SET PROBLEM: Print nothing but the lines from the start of the listing below through the line that contains "fig.patch.set_facecolor(BG)". Do not include the pictures.

___ RECORDS SUPPLIED ___

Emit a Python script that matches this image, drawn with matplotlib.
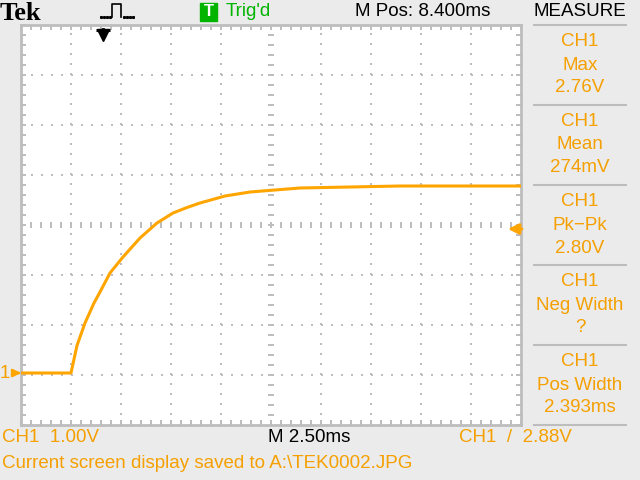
import numpy as np
import matplotlib.pyplot as plt
from matplotlib.lines import Line2D
from matplotlib.patches import Rectangle

plt.rcParams['lines.scale_dashes'] = False

# ── colours ─────────────────────────────────────────────
ORANGE = '#FFA500'
TXT_OR = '#F5A000'
GRAY   = '#BDBDBD'
BG     = '#EBEBEB'
GREEN  = '#00B400'
FONT   = ['Liberation Sans', 'DejaVu Sans']
FS     = 13.5

# ── scope settings ──────────────────────────────────────
sec_div    = 2.5      # ms / div
volt_div   = 1.0      # V / div
m_pos      = 8.4      # ms, screen centre after trigger
ground_div = -2.96    # CH1 ground marker, div from centre
trig_level = 2.88     # V

# ── CH1 trace (ms after trigger, V) ─────────────────────
t_ms  = [-4.1, -1.6, -1.3, -0.9, -0.45, -0.15, 0.35, 1.0, 1.85, 2.7, 3.5,
         4.2, 4.85, 6.1, 7.35, 8.6, 9.85, 12.35, 14.85, 17.35, 20.9]
ch1_v = [0.0, 0.0, 0.55, 1.0, 1.4, 1.62, 2.0, 2.32, 2.7, 3.0, 3.2,
         3.31, 3.4, 3.54, 3.62, 3.66, 3.70, 3.72, 3.74, 3.74, 3.74]

measures = [('Max', '2.76V'), ('Mean', '274mV'), ('Pk\u2212Pk', '2.80V'),
            ('Neg Width', '?'), ('Pos Width', '2.393ms')]

W, H = 640, 480
def px(x, y):
    return x / W, 1 - y / H

fig = plt.figure(figsize=(6.4, 4.8), dpi=100)
fig.patch.set_facecolor(BG)

# ── graticule ───────────────────────────────────────────
ax = fig.add_axes([21 / W, 1 - 425 / H, 500 / W, 400 / H])
ax.set_facecolor('white')
x0 = m_pos - 5 * sec_div
x1 = m_pos + 5 * sec_div
yc = -ground_div * volt_div
y0, y1 = yc - 4 * volt_div, yc + 4 * volt_div
ax.set_xlim(x0, x1)
ax.set_ylim(y0, y1)

xg = np.linspace(x0, x1, 11)
yg = np.linspace(y0, y1, 9)
dots = (0, (1.44, 5.76))
for i, xv in enumerate(xg[1:-1], 1):
    if i != 5:
        ax.axvline(xv, color=GRAY, lw=1.44, ls=dots, zorder=1)
for i, yv in enumerate(yg[1:-1], 1):
    if i != 4:
        ax.axhline(yv, color=GRAY, lw=1.44, ls=dots, zorder=1)
# centre lines with minor dashes
xm = np.linspace(x0, x1, 51)[1:-1]
ym = np.linspace(y0, y1, 41)[1:-1]
ax.plot(xm, [yc] * len(xm), ls='none', marker='|', ms=4.5, mew=1.4, color=GRAY, zorder=1)
ax.plot([m_pos] * len(ym), ym, ls='none', marker='_', ms=4.5, mew=1.4, color=GRAY, zorder=1)

for s in ax.spines.values():
    s.set_color(GRAY)
    s.set_linewidth(2)
ax.set_xticks(xg)
ax.set_yticks(yg)
ax.set_xticks(np.linspace(x0, x1, 51), minor=True)
ax.set_yticks(np.linspace(y0, y1, 41), minor=True)
ax.tick_params(which='both', direction='in', length=3.5, width=1.4, color=GRAY,
               top=True, right=True, labelbottom=False, labelleft=False)

ax.plot(t_ms, ch1_v, color=ORANGE, lw=2.2, zorder=3, solid_capstyle='butt')

# ground marker, trigger level, trigger position
ax.annotate('1', xy=(x0, 0), xytext=(-11.5, 0), textcoords='offset points',
            color=TXT_OR, fontsize=FS, va='center', ha='center', family=FONT,
            arrowprops=dict(arrowstyle='-|>', color=ORANGE, lw=1.8, mutation_scale=11,
                            shrinkA=3, shrinkB=0),
            annotation_clip=False)
ax.annotate('', xy=(x1 - 0.65, trig_level), xytext=(x1 + 0.05, trig_level),
            arrowprops=dict(arrowstyle='-|>', color=ORANGE, lw=2, mutation_scale=16,
                            shrinkA=0, shrinkB=0),
            annotation_clip=False)
ax.plot([0], [y1 - 0.2], marker='v', ms=8, color='black', clip_on=False, zorder=5)
ax.plot([0], [y1 - 0.1], marker='_', ms=10, mew=2.2, color='black', clip_on=False, zorder=5)
ax.plot([0, 0], [y1 - 0.08, y1 - 0.25], color='black', lw=2, clip_on=False, zorder=5)

# ── top status bar ──────────────────────────────────────
fig.text(*px(0, 13), 'Tek', fontsize=19, fontweight='bold', family='Liberation Serif',
         va='center', ha='left')
pulse_x = [112, 112, 121, 121]
pulse_y = [17, 4, 4, 17]
fig.add_artist(Line2D([v / W for v in pulse_x], [1 - v / H for v in pulse_y],
                      color='black', lw=1.2, transform=fig.transFigure))
dot_x = [101, 104, 107, 110, 124, 127, 130, 133]
fig.add_artist(Line2D([v / W for v in dot_x], [1 - 17 / H] * len(dot_x), ls='none',
                      marker='s', ms=1.2, color='black', transform=fig.transFigure))
fig.add_artist(Rectangle(px(200, 21), 17 / W, 18 / H, color=GREEN,
                         transform=fig.transFigure))
fig.text(*px(208.5, 12), 'T', color='white', fontsize=12, fontweight='bold',
         ha='center', va='center', family=FONT)
fig.text(*px(226, 12), "Trig'd", color=GREEN, fontsize=FS, ha='left', va='center', family=FONT)
fig.text(*px(423, 12), 'M Pos: 8.400ms', color='black', fontsize=FS, ha='center',
         va='center', family=FONT)

# ── measure panel ───────────────────────────────────────
fig.text(*px(580, 12), 'MEASURE', color='black', fontsize=FS, ha='center',
         va='center', family=FONT)
for k in range(6):
    yy = 25 + 80 * k
    fig.add_artist(Line2D([534 / W, 626 / W], [1 - yy / H] * 2, color=GRAY, lw=1.5,
                          transform=fig.transFigure))
for k, (name, val) in enumerate(measures):
    base = 42 + 80 * k
    for j, s in enumerate(['CH1', name, val]):
        fig.text(*px(580, base + j * 23), s, color=TXT_OR, fontsize=FS,
                 ha='center', va='center', family=FONT)

# ── bottom bar ──────────────────────────────────────────
fig.text(*px(2, 437), 'CH1  1.00V', color=TXT_OR, fontsize=FS, ha='left',
         va='center', family=FONT)
fig.text(*px(268, 437), 'M 2.50ms', color='black', fontsize=FS, ha='left',
         va='center', family=FONT)
fig.text(*px(459, 437), 'CH1  /  2.88V', color=TXT_OR, fontsize=FS, ha='left',
         va='center', family=FONT)
fig.text(*px(2, 464), 'Current screen display saved to A:\\TEK0002.JPG', color=TXT_OR,
         fontsize=FS, ha='left', va='center', family=FONT)

fig.savefig('out.png', dpi=100, facecolor=BG)
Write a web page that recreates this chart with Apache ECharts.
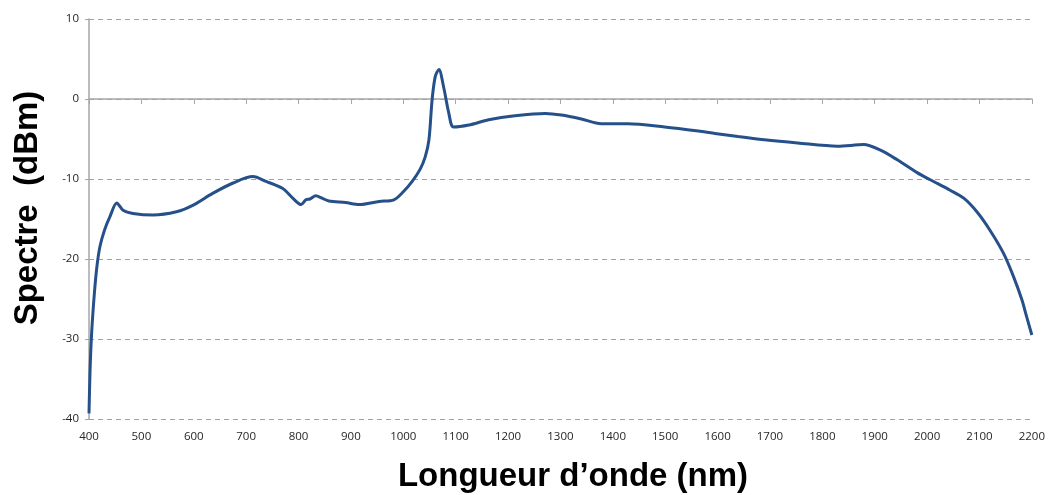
<!DOCTYPE html>
<html>
<head>
<meta charset="utf-8">
<script src="https://cdn.jsdelivr.net/npm/echarts@6/dist/echarts.min.js"></script>
<style>
  html, body { margin: 0; padding: 0; background: #fff; }
  #chart { width: 1048px; height: 495px; }
</style>
</head>
<body>
<div id="chart"></div>
<script>
// Wavelength samples (nm) and measured spectrum (dBm)
const wavelength = [
  400, 402, 405, 410, 415, 421, 430, 440, 453, 465, 484, 522, 567, 598, 636, 675, 713,
  738, 770, 789, 805, 814, 822, 833, 845, 858, 890, 916, 954, 982, 1000, 1017, 1032,
  1042, 1049, 1055, 1061, 1068, 1077, 1087, 1096, 1125, 1163, 1213, 1271, 1302, 1340,
  1378, 1429, 1499, 1563, 1595, 1639, 1689, 1753, 1829, 1879, 1911, 1943, 1981, 2006,
  2044, 2070, 2095, 2120, 2146, 2165, 2181, 2190, 2200
];
const spectre = [
  -39.3, -34, -29.3, -24.5, -21, -18.4, -16.3, -14.7, -13.0, -13.9, -14.3, -14.5, -14.1, -13.3, -11.8, -10.5, -9.7,
  -10.3, -11.2, -12.4, -13.2, -12.6, -12.5, -12.1, -12.4, -12.75, -12.95, -13.2, -12.8, -12.6, -11.6, -10.3, -8.8,
  -7.2, -5.1, -0.1, 2.8, 3.7, 1.5, -1.8, -3.5, -3.25, -2.6, -2.1, -1.8, -2.0, -2.5,
  -3.1, -3.1, -3.5, -4.0, -4.3, -4.7, -5.1, -5.5, -5.9, -5.7, -6.4, -7.6, -9.2, -10.1,
  -11.4, -12.4, -14.1, -16.4, -19.3, -22.2, -25.1, -27.2, -29.5
];
const xMin = 400, xMax = 2200, xStep = 100;
const yMin = -40, yMax = 10, yStep = 10;

const points = wavelength.map((w, i) => [w, spectre[i]]);
const axisGray = '#a6a6a6';
const labelFont = {
  fontFamily: 'Open Sans, Liberation Sans, sans-serif',
  fontSize: 11.5, color: '#262626',
  formatter: v => String(v)
};
const titleFont = 'bold 33px "Liberation Sans", Arial, sans-serif';

const chart = echarts.init(document.getElementById('chart'));
chart.setOption({
  animation: false,
  backgroundColor: '#fff',
  grid: { left: 89, right: 13, top: 19, bottom: 76 },
  xAxis: [
    {
      // axis line crossing at 0 dBm with its tick marks
      type: 'value', min: xMin, max: xMax, interval: xStep,
      axisLine: { show: true, onZero: true, lineStyle: { color: axisGray, width: 1.5 } },
      axisTick: { show: true, length: 5, lineStyle: { color: axisGray } },
      axisLabel: { show: false },
      splitLine: { show: false }
    },
    {
      // tick labels along the bottom edge
      type: 'value', position: 'bottom', min: xMin, max: xMax, interval: xStep,
      axisLine: { show: false }, axisTick: { show: false },
      axisLabel: Object.assign({ margin: 12 }, labelFont),
      splitLine: { show: false }
    }
  ],
  yAxis: {
    type: 'value', min: yMin, max: yMax, interval: yStep,
    axisLine: { show: true, lineStyle: { color: axisGray, width: 1.5 } },
    axisTick: { show: true, length: 4, lineStyle: { color: axisGray } },
    axisLabel: Object.assign({ margin: 10 }, labelFont),
    splitLine: { show: true, lineStyle: { color: '#a0a0a0', type: [5, 4], width: 1 } }
  },
  series: [{
    type: 'line',
    xAxisIndex: 0,
    data: points,
    smooth: 0.3,
    showSymbol: false,
    lineStyle: { color: '#26508a', width: 3 },
    z: 5
  }],
  graphic: [
    {
      type: 'text',
      x: 28, y: 208,
      rotation: Math.PI / 2,
      style: {
        text: 'Spectre  (dBm)', fill: '#000', font: titleFont,
        align: 'center', verticalAlign: 'middle'
      }
    },
    {
      type: 'text',
      x: 573, y: 477,
      style: {
        text: 'Longueur d\u2019onde (nm)', fill: '#000', font: titleFont,
        align: 'center', verticalAlign: 'middle'
      }
    }
  ]
});
</script>
</body>
</html>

___

SOLUTION TO THE PROBLEM:
Emit a Python script that matches this image, drawn with matplotlib.
import numpy as np
import matplotlib.pyplot as plt
from matplotlib.lines import Line2D
from matplotlib.patches import Rectangle

plt.rcParams['lines.scale_dashes'] = False

# ── colours ─────────────────────────────────────────────
ORANGE = '#FFA500'
TXT_OR = '#F5A000'
GRAY   = '#BDBDBD'
BG     = '#EBEBEB'
GREEN  = '#00B400'
FONT   = ['Liberation Sans', 'DejaVu Sans']
FS     = 13.5

# ── scope settings ──────────────────────────────────────
sec_div    = 2.5      # ms / div
volt_div   = 1.0      # V / div
m_pos      = 8.4      # ms, screen centre after trigger
ground_div = -2.96    # CH1 ground marker, div from centre
trig_level = 2.88     # V

# ── CH1 trace (ms after trigger, V) ─────────────────────
t_ms  = [-4.1, -1.6, -1.3, -0.9, -0.45, -0.15, 0.35, 1.0, 1.85, 2.7, 3.5,
         4.2, 4.85, 6.1, 7.35, 8.6, 9.85, 12.35, 14.85, 17.35, 20.9]
ch1_v = [0.0, 0.0, 0.55, 1.0, 1.4, 1.62, 2.0, 2.32, 2.7, 3.0, 3.2,
         3.31, 3.4, 3.54, 3.62, 3.66, 3.70, 3.72, 3.74, 3.74, 3.74]

measures = [('Max', '2.76V'), ('Mean', '274mV'), ('Pk\u2212Pk', '2.80V'),
            ('Neg Width', '?'), ('Pos Width', '2.393ms')]

W, H = 640, 480
def px(x, y):
    return x / W, 1 - y / H

fig = plt.figure(figsize=(6.4, 4.8), dpi=100)
fig.patch.set_facecolor(BG)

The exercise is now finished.